A bigger difference is that you’re going to be servicing IT equipment in a specialized area off the data center floor rather than working directly in the racks. You might have to replace an entire chassis and bring the replacement online before taking the original chassis away to replace or upgrade the components, Brown suggests.
“You want to do break-fix in batches,” Barragy agrees. His team will wait until they have four or five systems to work on before starting repairs, often leaving faulty servers offline for days, with failed jobs automatically requeued on other systems. To speed the process up, he recommends having a spare-parts kiosk.

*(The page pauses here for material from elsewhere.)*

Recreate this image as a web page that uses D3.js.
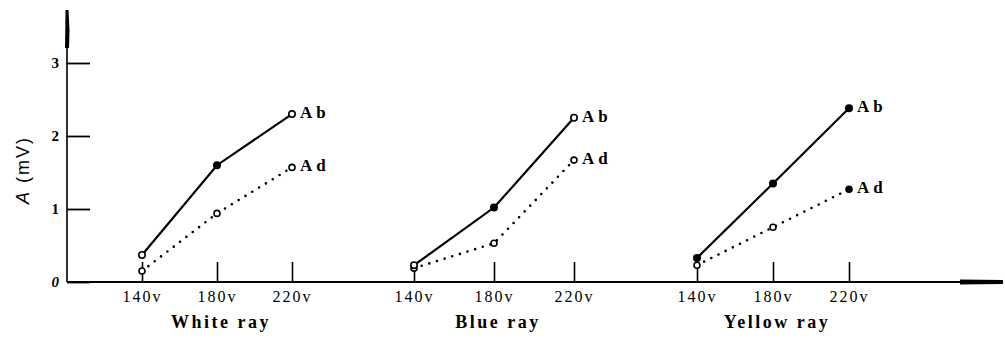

There are relatively few suppliers of liquid-cooled systems to choose from, and until systems based on the upcoming open specification for liquid-cooled racks are on the market, you can’t mix and match vendors. “There is no interoperability,” Lawrence warns. “There are ten or 15 suppliers of immersive cooling and fewer of direct-to-chip [systems], and they tend to partner up with a hardware supplier. That means the ability to just choose the hardware you need is very limited once you're locked into a cooling provider.”
On the other hand, you don’t have to redo complex airflow dynamics calculations or figure out how to spread load across more racks if you want to increase power density. You can just switch from a 20kW to a 40kW tank and keep the same coolant and coolant distribution units.
Returns get somewhat more complicated and best done in batches. “If you’ve got some broken components, you're going to let those drip dry for a couple of days,” Barragy explains. “They'll have an oil film on them, but you’re not going to wind up with a puddle of mineral oil on your hands.” Vendors who design motherboards for use in immersion systems will be comfortable dealing with components coming back in this condition, and CGG is able to process systems that reach end of life through their normal recycling channels.
Liquid cooling may mean extra work, but it also makes for a more pleasant working environment Scott Tease, executive director of high-performance computing and Artificial Intelligence at Lenovo’s Data Center Group, says. Heat is becoming a bigger problem than power in many data centers, with faster processors and accelerators coming in ever-smaller packages.
That means you need more and more air to move inside each server. “The need for more air movement will drive up power consumption inside the server, and will also make air handlers and air conditioning work harder,” he says. Not only will it be hard to deliver enough cubic feet per minute of air, it will also be noisy.
The break-fix and first-level-fix IT staff at CGG now prefer to work in the immersion-cooled data center rather than the company’s other, air-cooled facility, which is state-of-the-art. “Once you learn the techniques so you don’t get the oil all over you, it’s a nicer data center, because it’s quiet and you can talk to people,” Barragy said. “The other data center with the 40mm high-speed fans is awful. It’s in the 80dB range.”
Liquid-cooled data centers also have more comfortable air temperature for the staff working inside. “A lot of work in data centers is done from the rear of the cabinet, where the hot air is exhausted, and those hot aisles can get to significant temperatures that are not very comfortable for people to work in,” Brown says. “The cold aisles get down to pretty cold temperatures, and that's not comfortable either.”